Material ::
____
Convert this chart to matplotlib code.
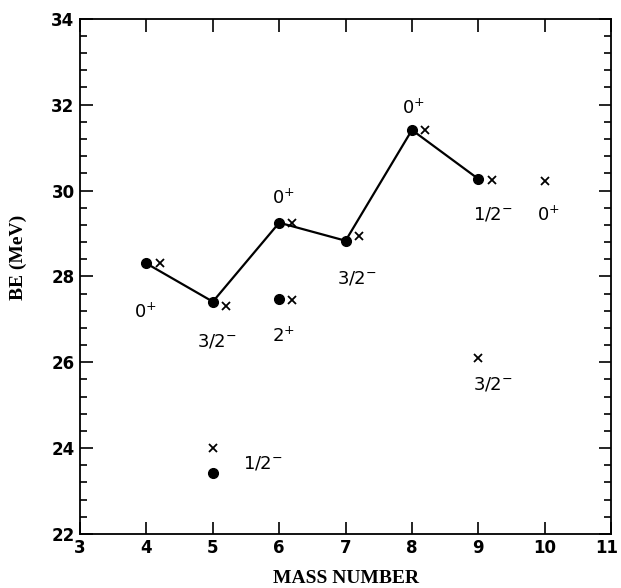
import numpy as np
import matplotlib
matplotlib.use("Agg")
import matplotlib.pyplot as plt
import matplotlib.transforms as mtransforms
from matplotlib.ticker import MultipleLocator

# ground states (connected) : experiment (dots) and calculation (crosses)
mass = [4, 5, 6, 7, 8, 9]
be_exp = [28.30, 27.41, 29.25, 28.83, 31.41, 30.27]
mass_calc = [4.2, 5.2, 6.2, 7.2, 8.2, 9.2]
be_calc = [28.30, 27.32, 29.25, 28.94, 31.40, 30.25]

# excited states / extra points
extra_exp_x = [6, 5]
extra_exp_y = [27.47, 23.41]
extra_calc_x = [6.2, 5, 10, 9]
extra_calc_y = [27.45, 24.00, 30.21, 26.09]

# spin-parity labels
lab_text = [r"0$^{+}$", r"3/2$^{-}$", r"0$^{+}$", r"2$^{+}$", r"1/2$^{-}$", r"3/2$^{-}$",
            r"0$^{+}$", r"1/2$^{-}$", r"0$^{+}$", r"3/2$^{-}$"]
lab_x = [3.98, 5.06, 6.06, 6.06, 5.75, 7.17, 8.02, 9.22, 10.05, 9.22]
lab_y = [27.18, 26.48, 29.82, 26.60, 23.64, 27.96, 31.92, 29.43, 29.43, 25.47]

fig = plt.figure(figsize=(6.21, 5.88), dpi=100)
ax = fig.add_axes([0.129, 0.092, 0.855, 0.876])

ax.plot(mass, be_exp, color="black", lw=1.6, marker="o", ms=7, zorder=3)
ax.plot(mass_calc, be_calc, ls="none", marker="x", color="black", ms=6, mew=1.3)
ax.plot(extra_exp_x, extra_exp_y, ls="none", marker="o", color="black", ms=7)
ax.plot(extra_calc_x, extra_calc_y, ls="none", marker="x", color="black", ms=6, mew=1.3)

for t, x, y in zip(lab_text, lab_x, lab_y):
    ax.text(x, y, t, ha="center", va="center", fontsize=13, family="DejaVu Sans")

ax.set_xlim(3, 11)
ax.set_ylim(22, 34)
ax.set_xticks(range(3, 12))
ax.yaxis.set_major_locator(MultipleLocator(2))
ax.yaxis.set_minor_locator(MultipleLocator(0.4))
ax.tick_params(which="both", direction="in", top=True, right=True, width=1.2)
ax.tick_params(which="major", length=9)
ax.tick_params(which="minor", length=5)
ax.tick_params(axis="x", pad=4)
ax.tick_params(axis="y", pad=4)
for s in ax.spines.values():
    s.set_linewidth(1.3)

ax.set_xlabel("MASS NUMBER", family="Liberation Serif", fontweight="bold", fontsize=14, labelpad=9)
ax.set_ylabel("BE (MeV)", family="Liberation Serif", fontweight="bold", fontsize=14)
ax.yaxis.set_label_coords(-0.10, 0.536)

fig.canvas.draw()
for tk in ax.xaxis.get_major_ticks() + ax.yaxis.get_major_ticks():
    tk.label1.set_fontfamily("DejaVu Sans")
    tk.label1.set_fontweight("bold")
    tk.label1.set_fontsize(12)
# keep the "11" inside the figure edge
lab11 = ax.xaxis.get_major_ticks()[-1].label1
lab11.set_transform(lab11.get_transform() + mtransforms.ScaledTranslation(-3 / 72, 0, fig.dpi_scale_trans))

fig.savefig("out.png", dpi=100)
____
What to do :: Reproduce the material above verbatim; omit every picture.

Result ::
Convert this chart to matplotlib code.
import numpy as np
import matplotlib
matplotlib.use("Agg")
import matplotlib.pyplot as plt
import matplotlib.transforms as mtransforms
from matplotlib.ticker import MultipleLocator

# ground states (connected) : experiment (dots) and calculation (crosses)
mass = [4, 5, 6, 7, 8, 9]
be_exp = [28.30, 27.41, 29.25, 28.83, 31.41, 30.27]
mass_calc = [4.2, 5.2, 6.2, 7.2, 8.2, 9.2]
be_calc = [28.30, 27.32, 29.25, 28.94, 31.40, 30.25]

# excited states / extra points
extra_exp_x = [6, 5]
extra_exp_y = [27.47, 23.41]
extra_calc_x = [6.2, 5, 10, 9]
extra_calc_y = [27.45, 24.00, 30.21, 26.09]

# spin-parity labels
lab_text = [r"0$^{+}$", r"3/2$^{-}$", r"0$^{+}$", r"2$^{+}$", r"1/2$^{-}$", r"3/2$^{-}$",
            r"0$^{+}$", r"1/2$^{-}$", r"0$^{+}$", r"3/2$^{-}$"]
lab_x = [3.98, 5.06, 6.06, 6.06, 5.75, 7.17, 8.02, 9.22, 10.05, 9.22]
lab_y = [27.18, 26.48, 29.82, 26.60, 23.64, 27.96, 31.92, 29.43, 29.43, 25.47]

fig = plt.figure(figsize=(6.21, 5.88), dpi=100)
ax = fig.add_axes([0.129, 0.092, 0.855, 0.876])

ax.plot(mass, be_exp, color="black", lw=1.6, marker="o", ms=7, zorder=3)
ax.plot(mass_calc, be_calc, ls="none", marker="x", color="black", ms=6, mew=1.3)
ax.plot(extra_exp_x, extra_exp_y, ls="none", marker="o", color="black", ms=7)
ax.plot(extra_calc_x, extra_calc_y, ls="none", marker="x", color="black", ms=6, mew=1.3)

for t, x, y in zip(lab_text, lab_x, lab_y):
    ax.text(x, y, t, ha="center", va="center", fontsize=13, family="DejaVu Sans")

ax.set_xlim(3, 11)
ax.set_ylim(22, 34)
ax.set_xticks(range(3, 12))
ax.yaxis.set_major_locator(MultipleLocator(2))
ax.yaxis.set_minor_locator(MultipleLocator(0.4))
ax.tick_params(which="both", direction="in", top=True, right=True, width=1.2)
ax.tick_params(which="major", length=9)
ax.tick_params(which="minor", length=5)
ax.tick_params(axis="x", pad=4)
ax.tick_params(axis="y", pad=4)
for s in ax.spines.values():
    s.set_linewidth(1.3)

ax.set_xlabel("MASS NUMBER", family="Liberation Serif", fontweight="bold", fontsize=14, labelpad=9)
ax.set_ylabel("BE (MeV)", family="Liberation Serif", fontweight="bold", fontsize=14)
ax.yaxis.set_label_coords(-0.10, 0.536)

fig.canvas.draw()
for tk in ax.xaxis.get_major_ticks() + ax.yaxis.get_major_ticks():
    tk.label1.set_fontfamily("DejaVu Sans")
    tk.label1.set_fontweight("bold")
    tk.label1.set_fontsize(12)
# keep the "11" inside the figure edge
lab11 = ax.xaxis.get_major_ticks()[-1].label1
lab11.set_transform(lab11.get_transform() + mtransforms.ScaledTranslation(-3 / 72, 0, fig.dpi_scale_trans))

fig.savefig("out.png", dpi=100)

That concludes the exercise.